Dr Reddy's Laboratories (DRL) is planning to expand footprints in western European countries like France, Italy and Spain

Dr Reddy’s Laboratories(DRL) is planning to expand footprints in western European countries like France, Italy and Spain. To counter the slowdown in the US and macroeconomic challenges in Russia and Venezuela, the company plans to focus on complex generics, biosmilars and proprietary products. Speaking to Neha Bothra, co-chairman and chief executive of Dr Reddy’s GV Prasad, says the company will evaluate geographic expansion on its own and with partners. Excerpts:

Can you outline the strategy to achieve the goal of being counted among the top-10 global generic players?

We are a research and development (R&D) driven company with focus on science and technology and we have globalised our R&D capabilities with centres in India, Holland, the UK and the US. Driving R&D productivity and leveraging that to create products are our strategy. We will also consider inorganic growth opportunities but the main focus will remain on R&D.

Could you highlight some of the main focus areas for DRL at this point?

Our main business continues to be generics and the big markets include the US, Russia and India, so growing in these markets is a focus. Around 95% of our business is generics and this will continue for next few years with the addition of proprietary products, in the next three to five years, and biosimilars. We plan to accelerate the launch of biosimilars and proprietary business products in the emerging markets and other countries. But the big revenue driver is generics that would contribute about 80% to the total revenue.

Can you give us some idea on biosimilars’ pipeline, revenues and expected launch timeline?

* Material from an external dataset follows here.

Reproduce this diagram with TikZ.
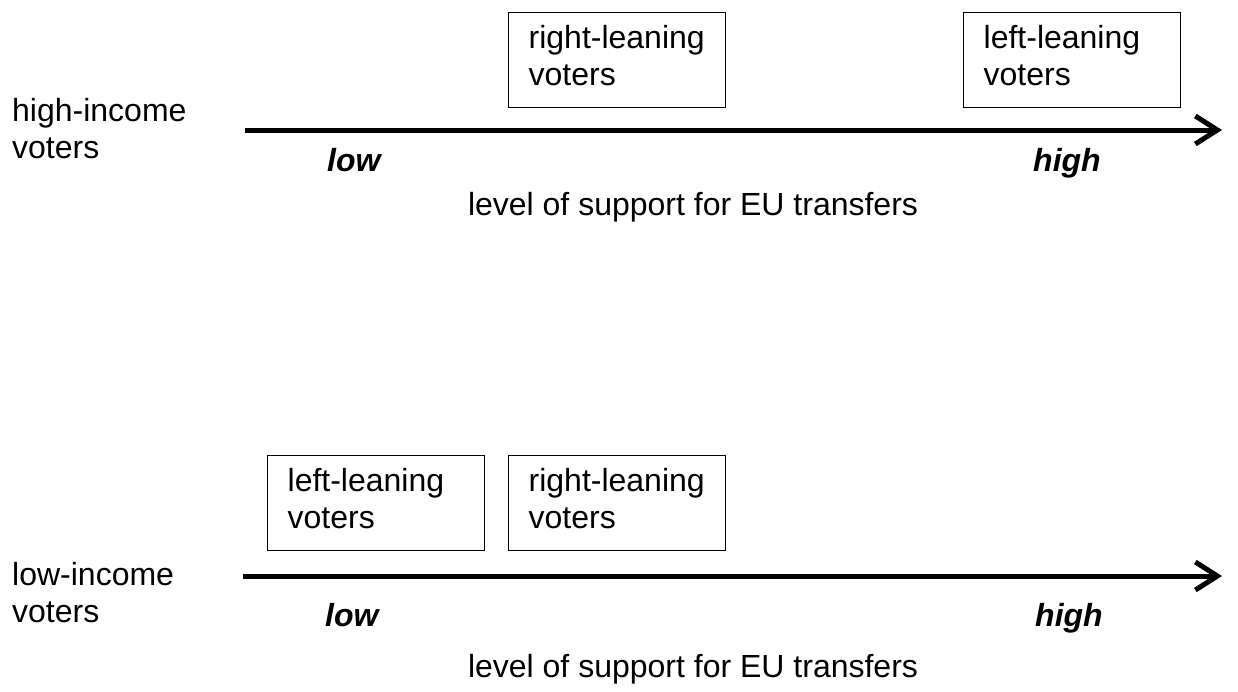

Biosimilars will take some time to scale up in terms of revenues. At present, they are $50 million or so. As we register our products in various markets, we will see revenue growth. Our big revenue market will be the US, where we have partnered for the first few assets and will earn revenue streams from that.

Given pricing pressure in the US market coupled with the slower pace of drug approvals, how di you plan to grow your topline? Also, the currency depreciation in Russia and political situation in Venezuela have further challenged sales growth. How are you dealing with these worries?

In the US, our complex generics strategy is working out well and we are looking to revamp our quality management system. In Russia, we can’t do much about the weakening currency, but we are managing risk carefully, tweaking our pricing given the depreciation, so at least a small portion we will get back. And we remain committed to that market. In Venezuela, collecting payment is a challenge, which has not been coming in regularly. We are in touch with the government.